"Ansprache anlässlich der Vernissage "Come Albero" von Angelo Garoglio", by Marianne Mittelholzer Leuenberger
November 2, 2001
Meine Damen und Herren
Hegel (Georg Wilhelm Friedrich Hegel, 1770 - 1831) hat mit Nachdruck darauf hingewiesen, dass wir es in der Kunst "mit keinem bloss angenehmen oder nützlichen Spielwerk, sondern mit einer Entfaltung der Wahrheit" zu tun haben. Ein Kunstwerk lässt sich nicht isoliert betrachten. Es muss immer in Zusammenhang mit der Welt gesehen werden. Angelo Garoglios Werke sind in der Tat nicht nur einfach schön, sondern vermögen, dass der Betrachter die Welt, das Leben plötzlich ganz anders wahr nimmt. Das vielfach Unsagbare interessiert ihn. Der Schwellenbereich. Die Schwelle bezeichnet den Grundbalken oder Querstein einer Tür, über den hinweg man das, wohin diese Tür führt, betritt oder verlässt. Die Schwelle ist also eine Marke zwischen einem Hier und einem Dort. Im erweiterten Sinne meint sie den Durchgang selber. Sie ist demnach Schranke und Verbindung zugleich. Diese Dialektik durchzieht das gesamte Werk Garoglios. Da wo die Pole zusammen im Widerstreit sind, nimmt er die Spur auf. Er operiert auf der Schnittstelle sozusagen. Es ist ein Übergangsbereich veranschaulicht zum Beispiel durch die Bruchstelle des Steins, die Abrissstelle des Papiers bei den Collagen oder die schraffierte Linie der Zeichnungen der Serie "Partizione" -Teilung.
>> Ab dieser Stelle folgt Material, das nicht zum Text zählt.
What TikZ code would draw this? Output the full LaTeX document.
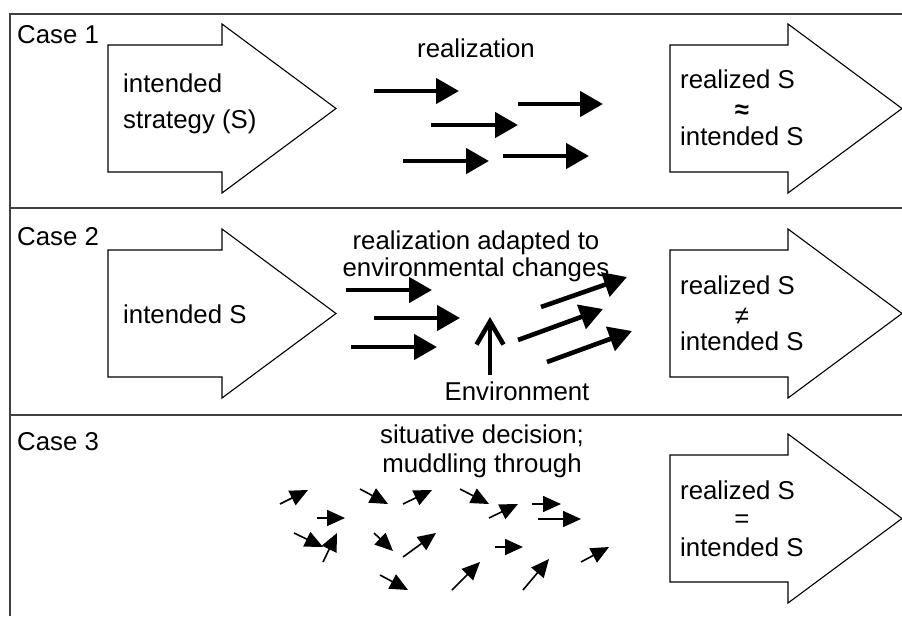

Angelo Garoglios Werke legen Zeugnis ab von diesen Reflexionen. "Come Albero" - wie der Baum, Ja genau, wie der Baum, der ja sowohl Lebensbaum wie auch Todesbaum sein kann. Der Baum ist ein Ursymbol, aber natürlich auch ein sehr vielfältiges und oft sogar ambivalentes und in sich widersprüchliches Symbol. Das Symbol des Lebens, des Menschen schlechthin. Der Mensch zwischen Himmel und Erde und sein immerwährender Versuch, die Harmonie zwischen diesen beiden Koordinaten seiner Existenz zu schaffen.
Angelo Garoglio braucht die Baummetapher zur Veranschaulichung der Gegensätze und ihrer Schnittstellen. Die Schnittstelle oder Schwelle als der Bereich wo die Pole verschmelzen. Der Ort der Harmonie. In der Arbeit "Parola dell' Albero" - das Wort Baum hat sich dieser Ort der Harmonie konkretisiert. Der Lebensbaum und der Todesbaum werden zum Weltenbaum. Nicht mehr "come albero" - wie ein Baum, es ist der Baum, der Urbaum, die Idee. Ein solches Bild entstehen nicht alle Tage. Im zweiten Raum sehen Sie einige Studien, die diesen Prozess, das Ringen der Gegensätze zeigen. In der Arbeit "Come Albero" finden wir diesen Wiederstreit in allen erdenklichen Variationen. In den Zeichnungen der Serie "Partizione" - Teilung wird jeder Poi aufgeteilt und die Schnittstellen werden ausgelotet. "Parola dell'Albero" aber ist Synthese, Übereinstimmung.
Auf der Schwelle verweilt niemand lange. Sie ist nicht nur Schranke, sondern eben auch Durchgang - und schon stehen wir vor einer neuen Schwelle. Es wäre trügerisch zu denken, sie sei endgültig überschreitbar. Kunst tröstet darüber hinweg, indem sie diese Augenblicke der Harmonie festhält. Dafür danke ich Angelo Garoglio.
Wenn Sie tiefer in die Baumsymbolik eintauchen möchten, empfehle ich Silvia Studer-Frangis Vortrag am 9. Dezember um 11.00 Uhr hier in der Galene. Sie hat bei Max Lüthi, dem Altmeister der Märchenforschung studiert. Anhand von ausgewählten, internationalen Märchen und Legenden wird sie auf die Baumsymbolik eingehen. Silvia Studer-Frangi ist eine begnadete Erzählerin und nur schon deswegen ein Erlebnis.